Task statement >> Restate each line of the listing exactly, without carrying over any pictures.

Dataset extract >>
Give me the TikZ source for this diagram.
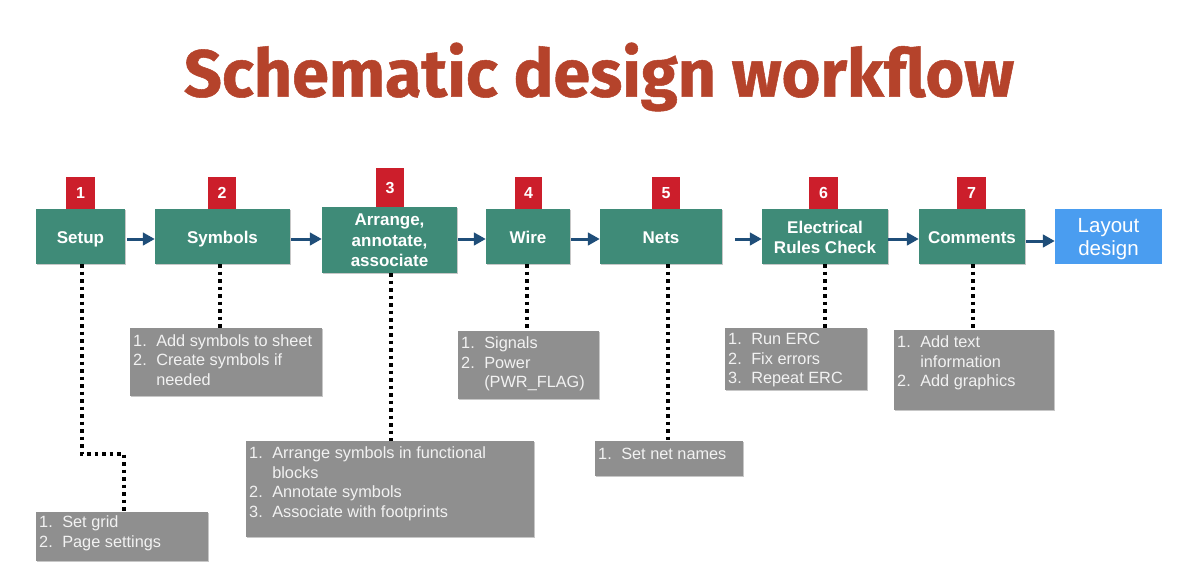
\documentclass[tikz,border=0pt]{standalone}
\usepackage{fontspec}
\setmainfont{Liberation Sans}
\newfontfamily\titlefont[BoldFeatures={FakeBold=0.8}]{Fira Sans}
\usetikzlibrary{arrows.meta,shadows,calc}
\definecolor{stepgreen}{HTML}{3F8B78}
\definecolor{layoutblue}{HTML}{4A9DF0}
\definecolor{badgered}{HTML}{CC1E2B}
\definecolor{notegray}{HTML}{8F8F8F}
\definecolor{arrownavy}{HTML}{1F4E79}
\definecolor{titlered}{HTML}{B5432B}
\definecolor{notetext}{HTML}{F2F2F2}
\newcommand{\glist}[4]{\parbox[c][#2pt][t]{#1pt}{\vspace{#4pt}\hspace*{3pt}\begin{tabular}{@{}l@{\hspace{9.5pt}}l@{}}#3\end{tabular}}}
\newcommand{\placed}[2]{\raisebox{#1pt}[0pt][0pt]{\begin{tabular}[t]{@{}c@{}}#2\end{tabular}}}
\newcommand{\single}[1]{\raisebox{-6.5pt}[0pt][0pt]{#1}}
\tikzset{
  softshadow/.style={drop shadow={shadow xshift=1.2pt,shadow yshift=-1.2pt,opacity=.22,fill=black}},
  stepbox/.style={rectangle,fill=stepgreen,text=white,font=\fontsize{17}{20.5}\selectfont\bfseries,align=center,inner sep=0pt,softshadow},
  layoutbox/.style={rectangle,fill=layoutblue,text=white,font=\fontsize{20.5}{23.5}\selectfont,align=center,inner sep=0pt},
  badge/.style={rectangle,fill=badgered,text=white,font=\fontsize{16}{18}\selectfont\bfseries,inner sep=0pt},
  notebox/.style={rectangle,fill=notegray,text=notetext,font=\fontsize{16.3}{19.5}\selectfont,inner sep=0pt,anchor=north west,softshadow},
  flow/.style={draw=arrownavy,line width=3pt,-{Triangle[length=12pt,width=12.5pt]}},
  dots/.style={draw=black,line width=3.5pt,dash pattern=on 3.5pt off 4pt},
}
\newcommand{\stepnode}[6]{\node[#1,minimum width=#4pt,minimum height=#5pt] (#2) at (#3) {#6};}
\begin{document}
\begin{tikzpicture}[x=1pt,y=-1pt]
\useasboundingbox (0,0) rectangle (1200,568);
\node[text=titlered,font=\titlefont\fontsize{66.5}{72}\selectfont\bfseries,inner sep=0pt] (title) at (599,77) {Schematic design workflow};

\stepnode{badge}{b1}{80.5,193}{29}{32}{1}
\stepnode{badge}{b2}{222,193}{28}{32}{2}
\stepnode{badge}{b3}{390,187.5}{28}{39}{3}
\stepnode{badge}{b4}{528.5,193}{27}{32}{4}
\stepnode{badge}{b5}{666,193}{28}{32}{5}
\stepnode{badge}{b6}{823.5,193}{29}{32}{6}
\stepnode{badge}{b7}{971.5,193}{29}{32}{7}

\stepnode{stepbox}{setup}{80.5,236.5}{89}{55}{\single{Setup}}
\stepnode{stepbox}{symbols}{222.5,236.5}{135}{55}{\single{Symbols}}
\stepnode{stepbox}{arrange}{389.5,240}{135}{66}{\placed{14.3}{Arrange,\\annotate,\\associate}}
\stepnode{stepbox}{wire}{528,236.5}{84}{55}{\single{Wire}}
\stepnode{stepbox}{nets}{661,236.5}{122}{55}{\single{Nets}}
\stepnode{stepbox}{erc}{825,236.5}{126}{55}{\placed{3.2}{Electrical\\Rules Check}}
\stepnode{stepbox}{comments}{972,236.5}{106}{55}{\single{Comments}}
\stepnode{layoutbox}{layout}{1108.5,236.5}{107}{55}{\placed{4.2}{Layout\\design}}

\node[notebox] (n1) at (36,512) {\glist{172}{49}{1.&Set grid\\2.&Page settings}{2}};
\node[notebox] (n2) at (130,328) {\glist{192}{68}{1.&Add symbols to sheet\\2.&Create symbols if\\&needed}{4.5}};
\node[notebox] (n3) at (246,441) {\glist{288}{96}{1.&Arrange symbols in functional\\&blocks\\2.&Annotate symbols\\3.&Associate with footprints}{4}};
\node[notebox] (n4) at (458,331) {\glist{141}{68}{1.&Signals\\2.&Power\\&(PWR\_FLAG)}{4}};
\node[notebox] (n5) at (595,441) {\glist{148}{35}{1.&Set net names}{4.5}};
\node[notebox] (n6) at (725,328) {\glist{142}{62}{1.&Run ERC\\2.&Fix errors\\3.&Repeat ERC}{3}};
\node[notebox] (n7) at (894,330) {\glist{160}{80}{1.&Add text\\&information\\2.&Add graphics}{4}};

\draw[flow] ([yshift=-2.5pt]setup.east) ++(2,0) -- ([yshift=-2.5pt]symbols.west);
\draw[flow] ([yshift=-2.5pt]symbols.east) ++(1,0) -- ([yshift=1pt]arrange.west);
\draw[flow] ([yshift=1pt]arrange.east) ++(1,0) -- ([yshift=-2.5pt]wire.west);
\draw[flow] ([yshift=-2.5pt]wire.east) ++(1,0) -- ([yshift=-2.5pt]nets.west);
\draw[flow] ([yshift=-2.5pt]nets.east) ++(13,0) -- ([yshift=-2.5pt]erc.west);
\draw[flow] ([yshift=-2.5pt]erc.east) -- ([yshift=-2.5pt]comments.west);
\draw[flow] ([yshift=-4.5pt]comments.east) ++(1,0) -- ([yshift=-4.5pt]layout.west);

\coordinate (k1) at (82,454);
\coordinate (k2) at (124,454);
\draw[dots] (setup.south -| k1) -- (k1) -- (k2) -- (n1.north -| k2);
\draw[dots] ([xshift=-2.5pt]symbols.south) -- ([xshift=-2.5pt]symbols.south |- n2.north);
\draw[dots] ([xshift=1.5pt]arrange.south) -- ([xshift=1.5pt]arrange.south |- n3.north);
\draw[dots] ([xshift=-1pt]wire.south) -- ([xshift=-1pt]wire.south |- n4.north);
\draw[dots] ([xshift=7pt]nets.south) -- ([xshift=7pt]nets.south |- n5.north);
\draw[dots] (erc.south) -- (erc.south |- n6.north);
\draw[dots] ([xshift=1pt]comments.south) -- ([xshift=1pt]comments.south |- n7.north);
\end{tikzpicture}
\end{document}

Full output >>
Give me the TikZ source for this diagram.
\documentclass[tikz,border=0pt]{standalone}
\usepackage{fontspec}
\setmainfont{Liberation Sans}
\newfontfamily\titlefont[BoldFeatures={FakeBold=0.8}]{Fira Sans}
\usetikzlibrary{arrows.meta,shadows,calc}
\definecolor{stepgreen}{HTML}{3F8B78}
\definecolor{layoutblue}{HTML}{4A9DF0}
\definecolor{badgered}{HTML}{CC1E2B}
\definecolor{notegray}{HTML}{8F8F8F}
\definecolor{arrownavy}{HTML}{1F4E79}
\definecolor{titlered}{HTML}{B5432B}
\definecolor{notetext}{HTML}{F2F2F2}
\newcommand{\glist}[4]{\parbox[c][#2pt][t]{#1pt}{\vspace{#4pt}\hspace*{3pt}\begin{tabular}{@{}l@{\hspace{9.5pt}}l@{}}#3\end{tabular}}}
\newcommand{\placed}[2]{\raisebox{#1pt}[0pt][0pt]{\begin{tabular}[t]{@{}c@{}}#2\end{tabular}}}
\newcommand{\single}[1]{\raisebox{-6.5pt}[0pt][0pt]{#1}}
\tikzset{
  softshadow/.style={drop shadow={shadow xshift=1.2pt,shadow yshift=-1.2pt,opacity=.22,fill=black}},
  stepbox/.style={rectangle,fill=stepgreen,text=white,font=\fontsize{17}{20.5}\selectfont\bfseries,align=center,inner sep=0pt,softshadow},
  layoutbox/.style={rectangle,fill=layoutblue,text=white,font=\fontsize{20.5}{23.5}\selectfont,align=center,inner sep=0pt},
  badge/.style={rectangle,fill=badgered,text=white,font=\fontsize{16}{18}\selectfont\bfseries,inner sep=0pt},
  notebox/.style={rectangle,fill=notegray,text=notetext,font=\fontsize{16.3}{19.5}\selectfont,inner sep=0pt,anchor=north west,softshadow},
  flow/.style={draw=arrownavy,line width=3pt,-{Triangle[length=12pt,width=12.5pt]}},
  dots/.style={draw=black,line width=3.5pt,dash pattern=on 3.5pt off 4pt},
}
\newcommand{\stepnode}[6]{\node[#1,minimum width=#4pt,minimum height=#5pt] (#2) at (#3) {#6};}
\begin{document}
\begin{tikzpicture}[x=1pt,y=-1pt]
\useasboundingbox (0,0) rectangle (1200,568);
\node[text=titlered,font=\titlefont\fontsize{66.5}{72}\selectfont\bfseries,inner sep=0pt] (title) at (599,77) {Schematic design workflow};

\stepnode{badge}{b1}{80.5,193}{29}{32}{1}
\stepnode{badge}{b2}{222,193}{28}{32}{2}
\stepnode{badge}{b3}{390,187.5}{28}{39}{3}
\stepnode{badge}{b4}{528.5,193}{27}{32}{4}
\stepnode{badge}{b5}{666,193}{28}{32}{5}
\stepnode{badge}{b6}{823.5,193}{29}{32}{6}
\stepnode{badge}{b7}{971.5,193}{29}{32}{7}

\stepnode{stepbox}{setup}{80.5,236.5}{89}{55}{\single{Setup}}
\stepnode{stepbox}{symbols}{222.5,236.5}{135}{55}{\single{Symbols}}
\stepnode{stepbox}{arrange}{389.5,240}{135}{66}{\placed{14.3}{Arrange,\\annotate,\\associate}}
\stepnode{stepbox}{wire}{528,236.5}{84}{55}{\single{Wire}}
\stepnode{stepbox}{nets}{661,236.5}{122}{55}{\single{Nets}}
\stepnode{stepbox}{erc}{825,236.5}{126}{55}{\placed{3.2}{Electrical\\Rules Check}}
\stepnode{stepbox}{comments}{972,236.5}{106}{55}{\single{Comments}}
\stepnode{layoutbox}{layout}{1108.5,236.5}{107}{55}{\placed{4.2}{Layout\\design}}

\node[notebox] (n1) at (36,512) {\glist{172}{49}{1.&Set grid\\2.&Page settings}{2}};
\node[notebox] (n2) at (130,328) {\glist{192}{68}{1.&Add symbols to sheet\\2.&Create symbols if\\&needed}{4.5}};
\node[notebox] (n3) at (246,441) {\glist{288}{96}{1.&Arrange symbols in functional\\&blocks\\2.&Annotate symbols\\3.&Associate with footprints}{4}};
\node[notebox] (n4) at (458,331) {\glist{141}{68}{1.&Signals\\2.&Power\\&(PWR\_FLAG)}{4}};
\node[notebox] (n5) at (595,441) {\glist{148}{35}{1.&Set net names}{4.5}};
\node[notebox] (n6) at (725,328) {\glist{142}{62}{1.&Run ERC\\2.&Fix errors\\3.&Repeat ERC}{3}};
\node[notebox] (n7) at (894,330) {\glist{160}{80}{1.&Add text\\&information\\2.&Add graphics}{4}};

\draw[flow] ([yshift=-2.5pt]setup.east) ++(2,0) -- ([yshift=-2.5pt]symbols.west);
\draw[flow] ([yshift=-2.5pt]symbols.east) ++(1,0) -- ([yshift=1pt]arrange.west);
\draw[flow] ([yshift=1pt]arrange.east) ++(1,0) -- ([yshift=-2.5pt]wire.west);
\draw[flow] ([yshift=-2.5pt]wire.east) ++(1,0) -- ([yshift=-2.5pt]nets.west);
\draw[flow] ([yshift=-2.5pt]nets.east) ++(13,0) -- ([yshift=-2.5pt]erc.west);
\draw[flow] ([yshift=-2.5pt]erc.east) -- ([yshift=-2.5pt]comments.west);
\draw[flow] ([yshift=-4.5pt]comments.east) ++(1,0) -- ([yshift=-4.5pt]layout.west);

\coordinate (k1) at (82,454);
\coordinate (k2) at (124,454);
\draw[dots] (setup.south -| k1) -- (k1) -- (k2) -- (n1.north -| k2);
\draw[dots] ([xshift=-2.5pt]symbols.south) -- ([xshift=-2.5pt]symbols.south |- n2.north);
\draw[dots] ([xshift=1.5pt]arrange.south) -- ([xshift=1.5pt]arrange.south |- n3.north);
\draw[dots] ([xshift=-1pt]wire.south) -- ([xshift=-1pt]wire.south |- n4.north);
\draw[dots] ([xshift=7pt]nets.south) -- ([xshift=7pt]nets.south |- n5.north);
\draw[dots] (erc.south) -- (erc.south |- n6.north);
\draw[dots] ([xshift=1pt]comments.south) -- ([xshift=1pt]comments.south |- n7.north);
\end{tikzpicture}
\end{document}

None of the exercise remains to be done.